SHORT TASK | Every line from the top of the records through the line containing "plt.rcParams['font.family'] = ['Liberation" should be retyped exactly; the pictures should not.

DATASET CONTENT |
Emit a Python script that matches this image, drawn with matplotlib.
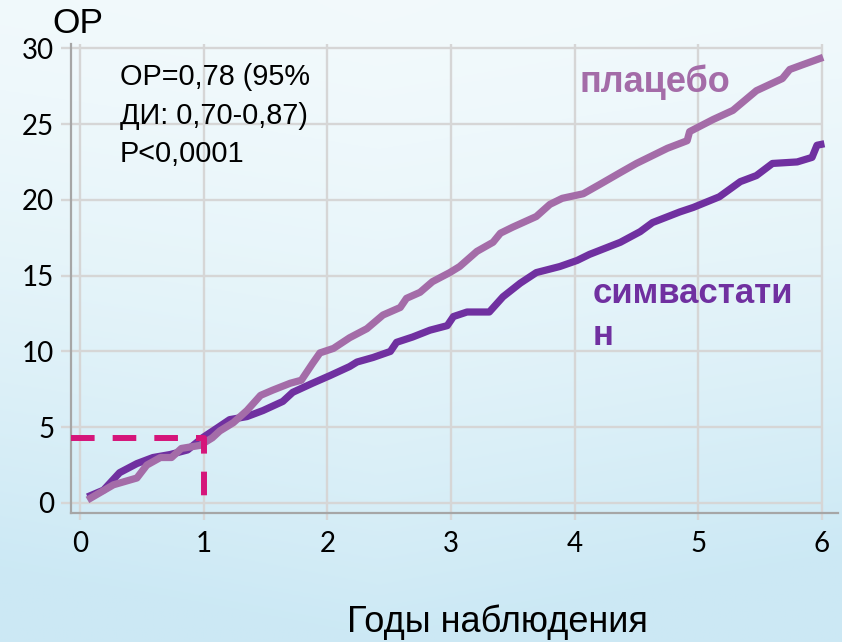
import matplotlib.pyplot as plt
import numpy as np

plt.rcParams['lines.scale_dashes'] = False
plt.rcParams['font.family'] = ['Liberation Sans', 'DejaVu Sans']

# cumulative events (%) by year
placebo_years = [0.06, 0.27, 0.46, 0.54, 0.65, 0.74, 0.82, 0.97, 1.07, 1.13, 1.24, 1.35,
                 1.46, 1.56, 1.70, 1.79, 1.88, 1.94, 2.05, 2.18, 2.32, 2.45, 2.59, 2.64,
                 2.75, 2.85, 2.99, 3.07, 3.21, 3.34, 3.40, 3.50, 3.69, 3.80, 3.90, 4.07,
                 4.20, 4.37, 4.50, 4.75, 4.91, 4.93, 5.12, 5.28, 5.47, 5.68, 5.74, 5.84, 6.01]
placebo_pct = [0.2, 1.2, 1.65, 2.5, 3.0, 3.0, 3.6, 3.8, 4.3, 4.75, 5.3, 6.1,
               7.1, 7.45, 7.9, 8.1, 9.2, 9.9, 10.2, 10.9, 11.5, 12.4, 12.9, 13.5,
               13.9, 14.6, 15.2, 15.6, 16.6, 17.2, 17.8, 18.2, 18.9, 19.7, 20.1, 20.4,
               21.0, 21.8, 22.4, 23.4, 23.9, 24.5, 25.3, 25.9, 27.2, 28.0, 28.6, 28.9, 29.4]

simva_years = [0.06, 0.19, 0.32, 0.46, 0.59, 0.73, 0.87, 0.99, 1.11, 1.21, 1.35, 1.48,
               1.64, 1.72, 1.88, 2.02, 2.18, 2.24, 2.37, 2.51, 2.56, 2.69, 2.83, 2.97,
               3.02, 3.13, 3.31, 3.42, 3.56, 3.69, 3.88, 4.02, 4.12, 4.37, 4.53, 4.63,
               4.85, 4.96, 5.17, 5.34, 5.47, 5.60, 5.80, 5.92, 5.96, 6.02]
simva_pct = [0.4, 0.85, 2.0, 2.6, 3.0, 3.2, 3.5, 4.3, 4.95, 5.5, 5.7, 6.1,
             6.7, 7.3, 7.9, 8.4, 9.0, 9.3, 9.6, 10.0, 10.6, 10.95, 11.4, 11.7,
             12.3, 12.6, 12.6, 13.6, 14.5, 15.2, 15.6, 16.0, 16.4, 17.2, 17.9, 18.5,
             19.2, 19.5, 20.2, 21.2, 21.6, 22.4, 22.5, 22.8, 23.6, 23.7]

x_ticks = [0, 1, 2, 3, 4, 5, 6]
y_ticks = [0, 5, 10, 15, 20, 25, 30]

# reference marker at 1 year
ref_year = 1
ref_pct = 4.3
ref_low = 0.4

stats_lines = ["ОР=0,78 (95%", "ДИ: 0,70-0,87)", "Р<0,0001"]

c_placebo = '#a46ca8'
c_simva = '#7030a0'
c_ref = '#d5157a'

fig = plt.figure(figsize=(8.42, 6.42), dpi=100)

# ---- background gradient
bg = fig.add_axes([0, 0, 1, 1], zorder=-10)
yy = np.linspace(0, 1, 300)[:, None]
xx = np.linspace(0, 1, 300)[None, :]
top = np.array([0.95, 0.98, 0.988])
bot = np.array([0.80, 0.913, 0.96])
w = np.clip(yy ** 1.5 + 0.3 * np.abs(xx - 0.45) * (0.3 + yy), 0, 1)
img = top[None, None, :] * (1 - w[..., None]) + bot[None, None, :] * w[..., None]
bg.imshow(img, aspect='auto', extent=[0, 1, 0, 1])
bg.axis('off')

# ---- main axes
x0, x1 = -0.073, 6.13
y0, y1 = -0.66, 30.28
ax = fig.add_axes([71 / 842, 1 - 513 / 642, (838 - 71) / 842, (513 - 44) / 642])
ax.set_facecolor('none')
ax.set_xlim(x0, x1)
ax.set_ylim(y0, y1)

ax.hlines(y_ticks, x0, 6, color='#d6d6d6', lw=1.7, zorder=0)
ax.vlines(x_ticks, y0, y1, color='#d6d6d6', lw=1.7, zorder=0)

for s in ['top', 'right']:
    ax.spines[s].set_visible(False)
for s in ['left', 'bottom']:
    ax.spines[s].set_color('#a6a6a6')
    ax.spines[s].set_linewidth(1.6)

ax.set_xticks(x_ticks)
ax.set_yticks(y_ticks)
ax.tick_params(axis='y', length=7, width=1.7, color='#d6d6d6', pad=5, labelsize=20)
ax.tick_params(axis='x', length=5, width=1.7, color='#d6d6d6', pad=8, labelsize=20)
for lab in ax.get_xticklabels() + ax.get_yticklabels():
    lab.set_family('Lato')

ax.plot(simva_years, simva_pct, color=c_simva, lw=5.2,
        solid_joinstyle='round', solid_capstyle='butt', zorder=3)
ax.plot(placebo_years, placebo_pct, color=c_placebo, lw=5.2,
        solid_joinstyle='round', solid_capstyle='butt', zorder=4)

ax.plot([x0, ref_year, ref_year], [ref_pct, ref_pct, ref_low], color=c_ref,
        lw=4.3, dashes=(17, 13), zorder=5)

# ---- texts
fig.text(52 / 842, 1 - 33 / 642, "ОР", fontsize=25.5, va='baseline')
for i, line in enumerate(stats_lines):
    fig.text(120 / 842, 1 - (85 + 38.5 * i) / 642, line, fontsize=20.8, va='baseline')

fig.text(579 / 842, 1 - 92 / 642, "плацебо", fontsize=26, fontweight='bold',
         color=c_placebo, va='baseline')
fig.text(593 / 842, 1 - 303 / 642, "симвастати", fontsize=25, fontweight='bold',
         color=c_simva, va='baseline')
fig.text(593 / 842, 1 - 345 / 642, "н", fontsize=25, fontweight='bold',
         color=c_simva, va='baseline')

fig.text(497 / 842, 1 - 632 / 642, "Годы наблюдения", fontsize=26,
         ha='center', va='baseline')

fig.savefig('out.png', dpi=100)
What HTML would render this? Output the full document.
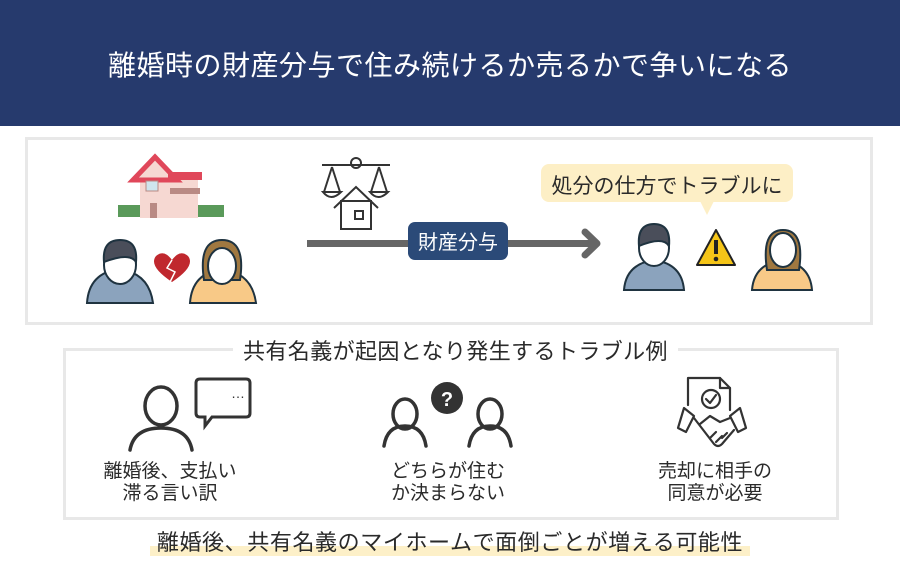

WRITTEN ANSWER |
Emit a Python script that matches this image, drawn with matplotlib.
import matplotlib.pyplot as plt
import numpy as np

plt.rcParams['lines.scale_dashes'] = False
plt.rcParams['font.family'] = ['Liberation Sans', 'DejaVu Sans']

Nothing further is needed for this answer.